/---

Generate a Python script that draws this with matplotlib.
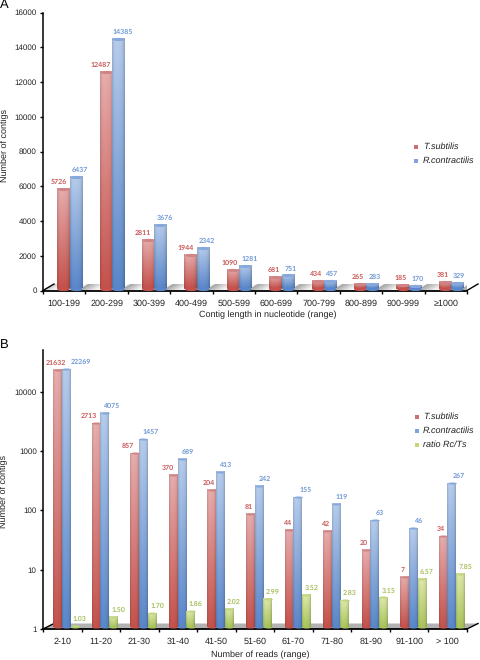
import numpy as np
import matplotlib
matplotlib.use('Agg')
from matplotlib import pyplot as plt
from matplotlib.patches import Polygon, Rectangle
from matplotlib.path import Path
from matplotlib.transforms import Affine2D, IdentityTransform

cats_a = ['100-199', '200-299', '300-399', '400-499', '500-599', '600-699', '700-799', '800-899', '900-999', '≥1000']
ts_a = [5726, 12487, 2811, 1944, 1090, 681, 434, 265, 185, 381]
rc_a = [6437, 14385, 3676, 2342, 1281, 751, 457, 283, 170, 329]

cats_b = ['2-10', '11-20', '21-30', '31-40', '41-50', '51-60', '61-70', '71-80', '81-90', '91-100', '> 100']
ts_b = [21632, 2713, 857, 370, 204, 81, 44, 42, 20, 7, 34]
rc_b = [22269, 4075, 1457, 689, 413, 242, 155, 119, 63, 46, 267]
ratio_b = [1.03, 1.50, 1.70, 1.86, 2.02, 2.99, 3.52, 2.83, 3.15, 6.57, 7.85]
ratio_labels = ['1.03', '1.50', '1.70', '1.86', '2.02', '2.99', '3.52', '2.83', '3.15', '6.57', '7.85']

# label nudges in pixels, label x relative to its bar
nudge_ts_a = [-5, -5.5, -5, -5, -3.5, -2, -1.5, -2.3, -2, -2]
nudge_rc_a = [4, 5, 4.5, 4.5, 4, 3, 2, 2, 2.7, 1.5]
nudge_ts_b = [-1.7, -7, -6.7, -5, -3, -1.3, -1.3, -1.3, -2, -1.7, -2]
nudge_rc_b = [14.3, 7.3, 7.7, 5.6, 5.3, 6, 7.6, 6, 5, 6, 7]

RED = ('#e6acac', '#c4524c', '#cf8585')
BLUE = ('#b5cbeb', '#5a87c9', '#86a8dc')
GREEN = ('#dde8aa', '#a9c45c', '#c0d680')
RED_TXT, BLUE_TXT, GREEN_TXT = '#c85a5a', '#7199d4', '#a8c060'

W, H = 480, 660
plt.rcParams['font.family'] = ['Liberation Sans', 'DejaVu Sans']
plt.rcParams['text.hinting'] = 'no_hinting'
plt.rcParams['text.hinting_factor'] = 1
fig = plt.figure(figsize=(W / 100, H / 100), dpi=100, facecolor='white')


def rgb(c):
    return np.array(matplotlib.colors.to_rgb(c))


def make_axes(left, right, top, bottom):
    return fig.add_axes([left / W, 1 - bottom / H, (right - left) / W, (bottom - top) / H], facecolor='none')


def bar_image(ax, rect, colors):
    # cylinder look: light top, saturated bottom, darker edges
    bb = rect.get_window_extent()
    t = np.linspace(0, 1, 64)[:, None, None]
    u = np.linspace(-1, 1, 24)[None, :, None]
    img = rgb(colors[0]) * (1 - t) + rgb(colors[1]) * t
    shade = 1.0 - 0.18 * u ** 4 - 0.03 * u
    img = np.clip(img * shade, 0, 1)
    ax.imshow(img, extent=(bb.x0, bb.x1, bb.y0, bb.y1), transform=IdentityTransform(), aspect='auto',
              interpolation='bilinear', zorder=3.1, clip_on=False)


def draw_series(ax, xs, vals, base, width, dx, colors, ell_h):
    off = ax.transData + Affine2D().translate(dx, 2)
    ell = Path.unit_circle().transformed(Affine2D().scale(1, ell_h))
    bars = ax.bar(xs, np.array(vals) - base, width=width, bottom=base, color=colors[1], transform=off,
                  zorder=3, clip_on=False)
    px = (ax.transData.transform((1, base))[0] - ax.transData.transform((0, base))[0]) * width
    for x, v, r in zip(xs, vals, bars):
        bar_image(ax, r, colors)
        ax.plot([x], [base], marker=ell, ms=px * 0.72, mfc=colors[1], mec='none', transform=off, zorder=2.9, clip_on=False)
        ax.plot([x], [v], marker=ell, ms=px * 0.72, mfc=colors[2], mec='none', transform=off, zorder=3.2, clip_on=False)


def draw_labels(ax, xs, vals, texts, nudges, dx, color):
    for x, v, s, n in zip(xs, vals, texts, nudges):
        ax.text(x, v, s, transform=ax.transData + Affine2D().translate(dx + n, 9), ha='center', va='center',
                fontsize=5, fontweight='bold', family='Lato', color=color, zorder=5, clip_on=False)


def floor(ax, left, right, top, bottom, shear, solid=None):
    y0, y1 = H - bottom, H - top
    verts = [(left, y0), (left + shear, y1), (right + shear, y1), (right, y0)]
    if solid:
        ax.add_patch(Polygon(verts, closed=True, fc=solid, ec='none', transform=IdentityTransform(), zorder=0.5, clip_on=False))
    else:
        # repeating grey to white band behind each pair of bars
        xx = np.arange(left, right + shear, 0.5)
        yy = np.linspace(1, 0, 14)
        gx, gy = np.meshgrid(xx, yy)
        p = ((gx - shear * gy - 78) / 42.4) % 1
        v = np.where(p < 0.42, 160 + 85 * p / 0.42, 245) / 255
        im = ax.imshow(np.dstack([v, v, v]), extent=(left, right + shear, y0, y1), transform=IdentityTransform(),
                       aspect='auto', zorder=0.5, clip_on=True)
        im.set_clip_path(Polygon(verts, closed=True, transform=IdentityTransform()))
    for x in (left, right):
        ax.plot([x, x + shear], [y0, y1], color='black', lw=1, transform=IdentityTransform(), zorder=2.6, clip_on=False)


def style_axes(ax, cats):
    n = len(cats)
    ax.set_xlim(-0.5, n - 0.5)
    ax.spines['top'].set_visible(False)
    ax.spines['right'].set_visible(False)
    ax.spines['left'].set_linewidth(1.1)
    ax.spines['bottom'].set_linewidth(1.3)
    ax.set_xticks(np.arange(n), labels=cats)
    ax.set_xticks(np.arange(n + 1) - 0.5, minor=True)
    ax.tick_params(axis='x', which='major', length=0, pad=6.2, labelsize=6.2, colors='#222222')
    ax.tick_params(axis='x', which='minor', length=2.2, width=1, direction='out')
    ax.tick_params(axis='y', which='major', length=2.5, width=1, direction='out', labelsize=6, pad=2, labelcolor='#222222')
    ax.tick_params(axis='y', which='minor', length=0)


def legend(entries, xm, xt, ys):
    for (name, col), y in zip(entries, ys):
        fig.add_artist(Rectangle(((xm - 2) / W, 1 - (y + 2) / H), 4 / W, 4 / H, fc=col, ec='none', transform=fig.transFigure))
        fig.text(xt / W, 1 - y / H, name, style='italic', fontsize=6.5, va='center', ha='left', color='#222222')


# panel A
ax_a = make_axes(43, 467, 12.5, 290.5)
ax_a.set_ylim(0, 16000)
style_axes(ax_a, cats_a)
ax_a.set_yticks(np.arange(0, 16001, 2000))
x_a = np.arange(len(cats_a))
wa = 0.29
floor(ax_a, 43, 467, 284, 290.5, 11)
draw_series(ax_a, x_a - wa / 2, ts_a, 0, wa, 5.3, RED, 0.26)
draw_series(ax_a, x_a + wa / 2, rc_a, 0, wa, 5.3, BLUE, 0.26)
draw_labels(ax_a, x_a - wa / 2, ts_a, [str(v) for v in ts_a], nudge_ts_a, 5.3, RED_TXT)
draw_labels(ax_a, x_a + wa / 2, rc_a, [str(v) for v in rc_a], nudge_rc_a, 5.3, BLUE_TXT)

# panel B, log scale
ax_b = make_axes(43, 467, 350, 629)
ax_b.set_yscale('log')
ax_b.set_ylim(1, 50500)
style_axes(ax_b, cats_b)
ax_b.set_yticks([1, 10, 100, 1000, 10000], labels=['1', '10', '100', '1000', '10000'])
ax_b.minorticks_off()
ax_b.set_xticks(np.arange(len(cats_b) + 1) - 0.5, minor=True)
x_b = np.arange(len(cats_b))
wb = 0.225
floor(ax_b, 43, 467, 623.5, 629, 11, solid='#b2b2b2')
draw_series(ax_b, x_b - wb, ts_b, 1, wb, 4, RED, 0.24)
draw_series(ax_b, x_b, rc_b, 1, wb, 4, BLUE, 0.24)
draw_series(ax_b, x_b + wb, ratio_b, 1, wb, 4, GREEN, 0.24)
draw_labels(ax_b, x_b - wb, ts_b, [str(v) for v in ts_b], nudge_ts_b, 4, RED_TXT)
draw_labels(ax_b, x_b, rc_b, [str(v) for v in rc_b], nudge_rc_b, 4, BLUE_TXT)
draw_labels(ax_b, x_b + wb, ratio_b, ratio_labels, [5] * len(ratio_b), 4, GREEN_TXT)

fig.text(268 / W, 1 - 315 / H, 'Contig length in nucleotide (range)', ha='center', va='center', fontsize=6.5, color='#222222')
fig.text(260 / W, 1 - 655 / H, 'Number of reads (range)', ha='center', va='center', fontsize=6.5, color='#222222')
fig.text(5 / W, 1 - 146 / H, 'Number of contigs', rotation=90, ha='center', va='center', fontsize=6.5, color='#222222')
fig.text(4 / W, 1 - 492 / H, 'Number of contigs', rotation=90, ha='center', va='center', fontsize=6.5, color='#222222')
fig.text(0, 1 - 5 / H, 'A', fontsize=9.5, va='center', ha='left', color='black')
fig.text(0, 1 - 345 / H, 'B', fontsize=9.5, va='center', ha='left', color='black')

legend([('T.subtilis', '#cf6f6c'), ('R.contractilis', '#7fa3da')], 415.7, 423, [146.7, 160.7])
legend([('T.subtilis', '#cf6f6c'), ('R.contractilis', '#7fa3da'), ('ratio Rc/Ts', '#c2d877')], 416.7, 423, [416.7, 431, 445])

fig.savefig('out.png', dpi=100)
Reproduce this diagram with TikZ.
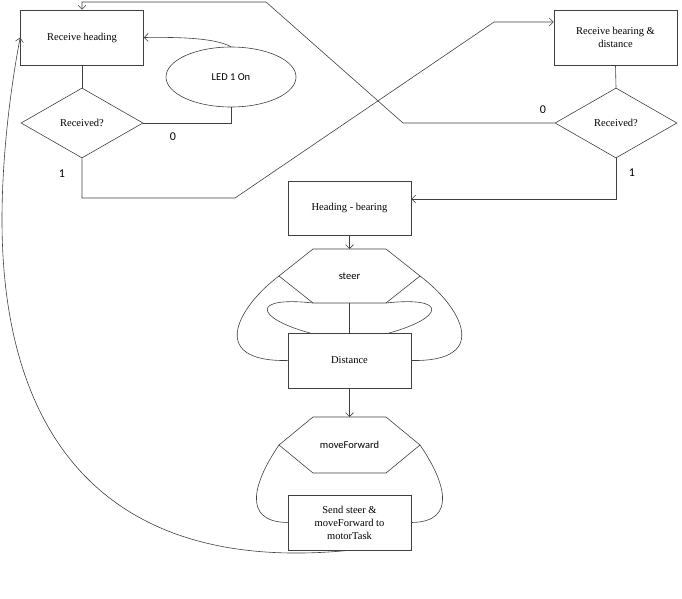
\documentclass[tikz,border=0pt]{standalone}
\usepackage{fontspec}
\setmainfont{Liberation Serif}
\newfontfamily\calib{Carlito}
\usepackage{tikz}
\usetikzlibrary{shapes.geometric}
\usetikzlibrary{arrows.meta}

\begin{document}
\begin{tikzpicture}[x=1pt,y=-1pt,line width=0.6pt,
        >={Straight Barb[length=4pt,width=8pt]},
        wire/.style={draw=black!75},
        box/.style={wire,rectangle,minimum width=123pt,minimum height=55pt,align=center,font=\fontsize{10.5}{13}\selectfont},
        decision/.style={wire,diamond,aspect=1.75,minimum width=122pt,minimum height=70pt,font=\fontsize{10.5}{13}\selectfont},
        lbl/.style={font=\calib\fontsize{10.5}{13}\selectfont},
        digit/.style={font=\calib\fontsize{12}{14}\selectfont}]
        \useasboundingbox (0,0) rectangle (682,599);

        \node[box] (rh) at (82,37.5) {Receive heading};
        \node[decision] (d1) at (82,123) {Received?};
        \node[wire,ellipse,minimum width=130pt,minimum height=60pt,lbl] (led) at (231,77) {LED 1 On};
        \node[box] (rb) at (615.5,37.5) {Receive bearing \&\\distance};
        \node[decision] (d2) at (616,123) {Received?};
        \node[box,minimum height=54pt] (hb) at (349.5,208) {Heading - bearing};
        \node[box] (dist) at (349.5,360.5) {Distance};
        \node[box] (send) at (349.5,522.5) {Send steer \&\\moveForward to\\motorTask};

        \coordinate (stTL) at (313,249);
        \coordinate (stTR) at (386,249);
        \coordinate (stR) at (420,276);
        \coordinate (stBR) at (386,303);
        \coordinate (stBL) at (313,303);
        \coordinate (stL) at (279,276);
        \draw[wire] (stTL) -- (stTR) -- (stR) -- (stBR) -- (stBL) -- (stL) -- cycle;
        \node[lbl] (steer) at (349.5,276) {steer};

        \coordinate (mvTL) at (313,417);
        \coordinate (mvTR) at (386,417);
        \coordinate (mvR) at (420,445);
        \coordinate (mvBR) at (386,473);
        \coordinate (mvBL) at (313,473);
        \coordinate (mvL) at (279,445);
        \draw[wire] (mvTL) -- (mvTR) -- (mvR) -- (mvBR) -- (mvBL) -- (mvL) -- cycle;
        \node[lbl] (move) at (349.5,445) {moveForward};

        \coordinate (j1) at (235,198);
        \coordinate (j2) at (494,22);
        \coordinate (k1) at (403,123);
        \coordinate (k2) at (266,2);
        \coordinate (bend) at (2,220);

        \draw[wire] (rh.south) -- (d1.north);
        \draw[wire] (d1.east) -| (led.south);
        \draw[wire,->] (led.north) .. controls (215,38) and (180,37) .. (rh.east);
        \draw[wire,->] (d1.south) |- (j1) -- (j2) -- (j2 -| rb.west);
        \draw[wire] (rb.south) -- (d2.north);
        \draw[wire,->] (d2.west) -- (k1) -- (k2) -| (rh.north);
        \draw[wire,->] (d2.south) |- ([yshift=9pt]hb.east);

        \node[digit] (zeroA) at (173,137) {0};
        \node[digit] (oneA) at (62,174) {1};
        \node[digit] (zeroB) at (543,110) {0};
        \node[digit] (oneB) at (632,173) {1};

        \draw[wire,->] (hb.south) -- (hb.south |- stTL);
        \draw[wire] (dist.north |- stBL) -- (dist.north);
        \draw[wire] (stBL) .. controls (250,296) and (255,318) .. (310,333);
        \draw[wire] (stBR) .. controls (449,296) and (444,318) .. (389,333);
        \draw[wire] (stL) .. controls (240,305) and (205,362) .. (dist.west);
        \draw[wire] (stR) .. controls (459,305) and (494,362) .. (dist.east);

        \draw[wire,->] (dist.south) -- (dist.south |- mvTL);
        \draw[wire] (mvL) .. controls (255,480) and (240,522) .. (send.west);
        \draw[wire] (mvR) .. controls (444,480) and (459,522) .. (send.east);

        \draw[wire,->] (send.south) .. controls (100,575) and (2,430) .. (bend)
            .. controls (2,150) and (12,80) .. (rh.west);
    \end{tikzpicture}
\end{document}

\---

* **Exercise aim**: Leave the pictures out, and restate exactly the lines from the start of the records through the one that contains "from matplotlib.transforms import".

* **Expected output**:
Generate a Python script that draws this with matplotlib.
import numpy as np
import matplotlib
matplotlib.use('Agg')
from matplotlib import pyplot as plt
from matplotlib.patches import Polygon, Rectangle
from matplotlib.path import Path
from matplotlib.transforms import Affine2D, IdentityTransform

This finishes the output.